--- start of INFORMATION GIVEN ---

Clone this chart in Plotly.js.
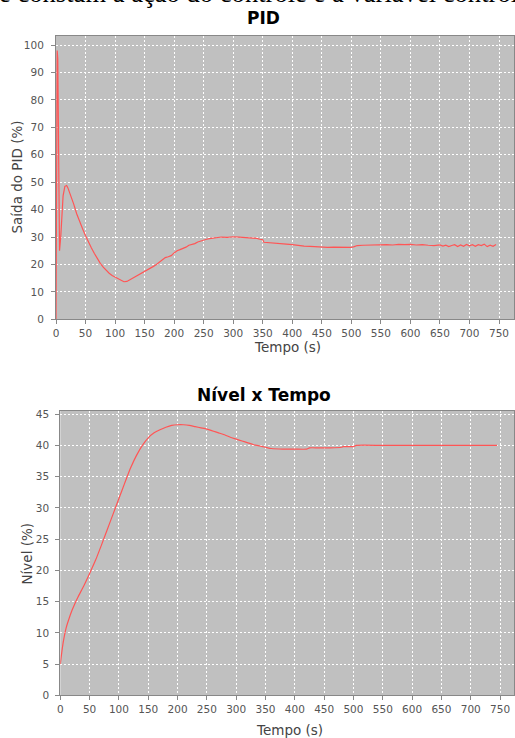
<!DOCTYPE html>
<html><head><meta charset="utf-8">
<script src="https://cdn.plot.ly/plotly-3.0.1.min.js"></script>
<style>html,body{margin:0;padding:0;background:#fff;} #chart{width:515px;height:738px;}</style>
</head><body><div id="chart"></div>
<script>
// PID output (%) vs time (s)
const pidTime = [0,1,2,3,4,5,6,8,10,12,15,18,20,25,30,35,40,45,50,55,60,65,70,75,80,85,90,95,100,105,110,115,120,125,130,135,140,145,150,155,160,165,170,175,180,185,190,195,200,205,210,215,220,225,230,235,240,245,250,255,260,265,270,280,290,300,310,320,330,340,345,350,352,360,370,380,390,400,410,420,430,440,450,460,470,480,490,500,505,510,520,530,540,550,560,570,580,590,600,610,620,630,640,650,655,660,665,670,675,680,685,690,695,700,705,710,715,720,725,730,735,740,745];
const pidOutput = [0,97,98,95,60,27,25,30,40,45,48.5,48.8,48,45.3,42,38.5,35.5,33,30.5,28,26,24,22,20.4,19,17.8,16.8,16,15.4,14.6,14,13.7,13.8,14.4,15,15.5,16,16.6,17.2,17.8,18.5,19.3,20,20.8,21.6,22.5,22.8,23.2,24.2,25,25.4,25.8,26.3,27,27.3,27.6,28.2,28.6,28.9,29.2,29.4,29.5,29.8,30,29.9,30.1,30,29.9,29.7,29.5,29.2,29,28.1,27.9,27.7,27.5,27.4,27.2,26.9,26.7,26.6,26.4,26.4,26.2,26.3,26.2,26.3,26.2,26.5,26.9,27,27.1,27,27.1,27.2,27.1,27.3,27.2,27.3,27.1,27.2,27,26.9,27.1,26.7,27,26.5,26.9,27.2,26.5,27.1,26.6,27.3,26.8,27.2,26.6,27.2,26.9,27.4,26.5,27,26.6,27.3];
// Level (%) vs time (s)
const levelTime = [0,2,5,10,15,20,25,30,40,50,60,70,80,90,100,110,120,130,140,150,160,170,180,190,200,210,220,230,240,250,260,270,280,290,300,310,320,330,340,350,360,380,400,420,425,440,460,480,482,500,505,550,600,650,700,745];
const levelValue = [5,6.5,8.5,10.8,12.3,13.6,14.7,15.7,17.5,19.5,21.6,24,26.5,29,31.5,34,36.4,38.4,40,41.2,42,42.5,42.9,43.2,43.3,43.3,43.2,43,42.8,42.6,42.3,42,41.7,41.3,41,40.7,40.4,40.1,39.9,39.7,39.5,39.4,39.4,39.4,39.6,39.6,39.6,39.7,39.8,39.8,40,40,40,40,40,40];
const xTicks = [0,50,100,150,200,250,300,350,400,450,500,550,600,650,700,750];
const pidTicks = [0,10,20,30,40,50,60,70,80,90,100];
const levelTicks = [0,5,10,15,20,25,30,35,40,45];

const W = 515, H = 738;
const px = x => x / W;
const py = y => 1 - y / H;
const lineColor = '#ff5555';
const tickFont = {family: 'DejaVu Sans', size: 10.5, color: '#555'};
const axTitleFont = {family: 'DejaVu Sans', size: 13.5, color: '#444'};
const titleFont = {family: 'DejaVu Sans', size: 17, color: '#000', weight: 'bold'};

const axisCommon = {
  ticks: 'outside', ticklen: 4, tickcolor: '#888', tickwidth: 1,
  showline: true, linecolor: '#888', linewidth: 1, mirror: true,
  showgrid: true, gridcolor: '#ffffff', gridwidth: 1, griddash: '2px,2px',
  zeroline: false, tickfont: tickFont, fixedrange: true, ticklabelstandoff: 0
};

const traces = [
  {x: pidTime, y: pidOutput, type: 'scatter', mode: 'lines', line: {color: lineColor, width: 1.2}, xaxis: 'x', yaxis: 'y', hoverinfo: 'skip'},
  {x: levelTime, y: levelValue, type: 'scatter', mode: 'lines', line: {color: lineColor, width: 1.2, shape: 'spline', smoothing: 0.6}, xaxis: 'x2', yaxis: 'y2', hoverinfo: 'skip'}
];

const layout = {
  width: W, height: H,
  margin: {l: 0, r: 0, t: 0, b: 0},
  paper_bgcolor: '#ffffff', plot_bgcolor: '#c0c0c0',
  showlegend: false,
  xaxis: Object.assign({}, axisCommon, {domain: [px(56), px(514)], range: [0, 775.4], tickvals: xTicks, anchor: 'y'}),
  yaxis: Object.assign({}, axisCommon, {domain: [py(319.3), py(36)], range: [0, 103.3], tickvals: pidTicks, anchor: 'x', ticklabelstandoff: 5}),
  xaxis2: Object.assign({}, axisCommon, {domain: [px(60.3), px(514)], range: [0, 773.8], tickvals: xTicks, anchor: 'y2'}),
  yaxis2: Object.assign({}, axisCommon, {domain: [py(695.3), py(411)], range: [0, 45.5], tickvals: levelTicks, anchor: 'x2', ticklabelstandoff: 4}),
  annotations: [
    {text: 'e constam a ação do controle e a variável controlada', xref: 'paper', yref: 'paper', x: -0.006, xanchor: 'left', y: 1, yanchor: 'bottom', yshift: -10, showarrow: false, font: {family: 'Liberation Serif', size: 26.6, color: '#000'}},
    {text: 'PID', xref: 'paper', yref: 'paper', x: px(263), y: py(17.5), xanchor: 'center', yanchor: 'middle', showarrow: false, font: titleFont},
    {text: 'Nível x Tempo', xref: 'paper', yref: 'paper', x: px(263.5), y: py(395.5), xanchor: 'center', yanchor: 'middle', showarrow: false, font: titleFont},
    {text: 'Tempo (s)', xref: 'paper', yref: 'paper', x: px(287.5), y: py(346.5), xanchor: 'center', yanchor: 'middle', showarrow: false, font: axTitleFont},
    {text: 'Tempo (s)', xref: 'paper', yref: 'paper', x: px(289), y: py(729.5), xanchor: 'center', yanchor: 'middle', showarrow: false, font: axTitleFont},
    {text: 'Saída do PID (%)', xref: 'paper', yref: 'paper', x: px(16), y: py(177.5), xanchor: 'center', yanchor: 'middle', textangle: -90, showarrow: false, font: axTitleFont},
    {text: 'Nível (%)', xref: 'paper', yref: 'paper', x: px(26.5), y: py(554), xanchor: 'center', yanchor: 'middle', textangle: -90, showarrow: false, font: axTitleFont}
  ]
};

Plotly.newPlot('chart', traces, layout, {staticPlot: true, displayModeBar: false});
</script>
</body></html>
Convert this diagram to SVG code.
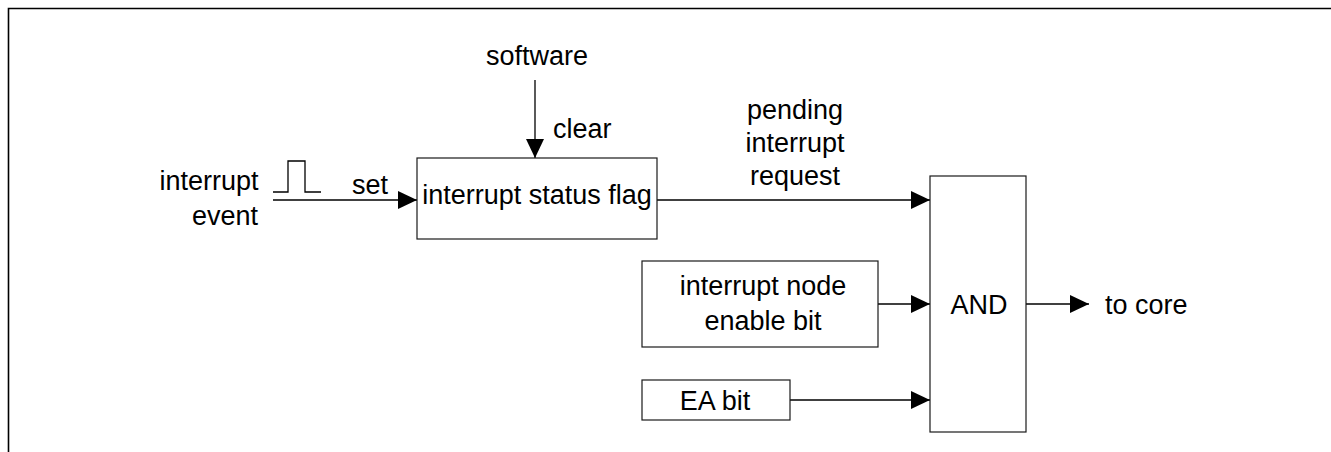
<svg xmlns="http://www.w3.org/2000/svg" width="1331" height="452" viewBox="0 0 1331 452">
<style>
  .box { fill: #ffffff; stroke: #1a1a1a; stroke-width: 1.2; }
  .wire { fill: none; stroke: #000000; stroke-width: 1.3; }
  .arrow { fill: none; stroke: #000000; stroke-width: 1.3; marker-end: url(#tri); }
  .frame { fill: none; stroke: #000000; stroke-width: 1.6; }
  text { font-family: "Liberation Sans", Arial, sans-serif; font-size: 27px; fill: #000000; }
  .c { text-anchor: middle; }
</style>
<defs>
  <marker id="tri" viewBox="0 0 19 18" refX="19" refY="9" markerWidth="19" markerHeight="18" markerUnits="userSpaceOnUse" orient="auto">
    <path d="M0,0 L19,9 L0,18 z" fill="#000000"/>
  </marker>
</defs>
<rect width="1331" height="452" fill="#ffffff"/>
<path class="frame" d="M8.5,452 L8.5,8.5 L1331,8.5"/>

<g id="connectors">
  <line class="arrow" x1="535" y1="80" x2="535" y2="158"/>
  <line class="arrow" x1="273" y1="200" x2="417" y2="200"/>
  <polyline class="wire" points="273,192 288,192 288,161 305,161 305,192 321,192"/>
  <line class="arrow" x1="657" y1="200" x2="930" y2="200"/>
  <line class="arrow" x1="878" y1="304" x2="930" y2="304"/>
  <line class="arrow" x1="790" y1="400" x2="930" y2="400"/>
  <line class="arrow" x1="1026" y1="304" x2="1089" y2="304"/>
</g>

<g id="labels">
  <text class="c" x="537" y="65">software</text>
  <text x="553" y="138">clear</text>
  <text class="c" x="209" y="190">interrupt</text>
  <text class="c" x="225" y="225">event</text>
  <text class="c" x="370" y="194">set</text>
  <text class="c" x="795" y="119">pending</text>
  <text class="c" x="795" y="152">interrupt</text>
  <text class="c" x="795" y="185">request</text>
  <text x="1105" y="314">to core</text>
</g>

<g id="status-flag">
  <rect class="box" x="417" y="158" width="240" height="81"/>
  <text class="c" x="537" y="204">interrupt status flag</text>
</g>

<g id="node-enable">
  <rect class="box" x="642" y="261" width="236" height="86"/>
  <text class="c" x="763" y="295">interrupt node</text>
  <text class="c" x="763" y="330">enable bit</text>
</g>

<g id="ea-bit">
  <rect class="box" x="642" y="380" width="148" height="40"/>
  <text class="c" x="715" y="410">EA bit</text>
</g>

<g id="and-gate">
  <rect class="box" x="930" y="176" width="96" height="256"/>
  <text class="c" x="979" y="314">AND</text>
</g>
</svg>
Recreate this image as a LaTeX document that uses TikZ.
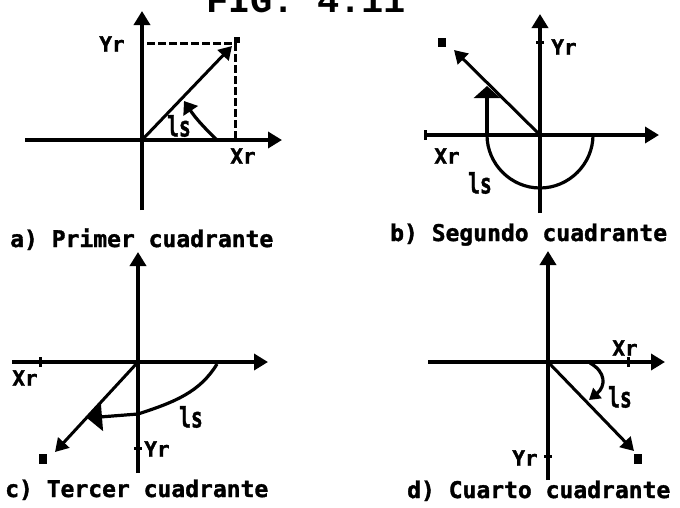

--- end of INFORMATION GIVEN ---

— EXERCISE REQUIREMENTS —
Check each line of the entries above, and show every one holding the word "this".

— OUTPUT BELOW —
Clone this chart in Plotly.js.
Convert this diagram to SVG code.
Recreate this image as a LaTeX document that uses TikZ.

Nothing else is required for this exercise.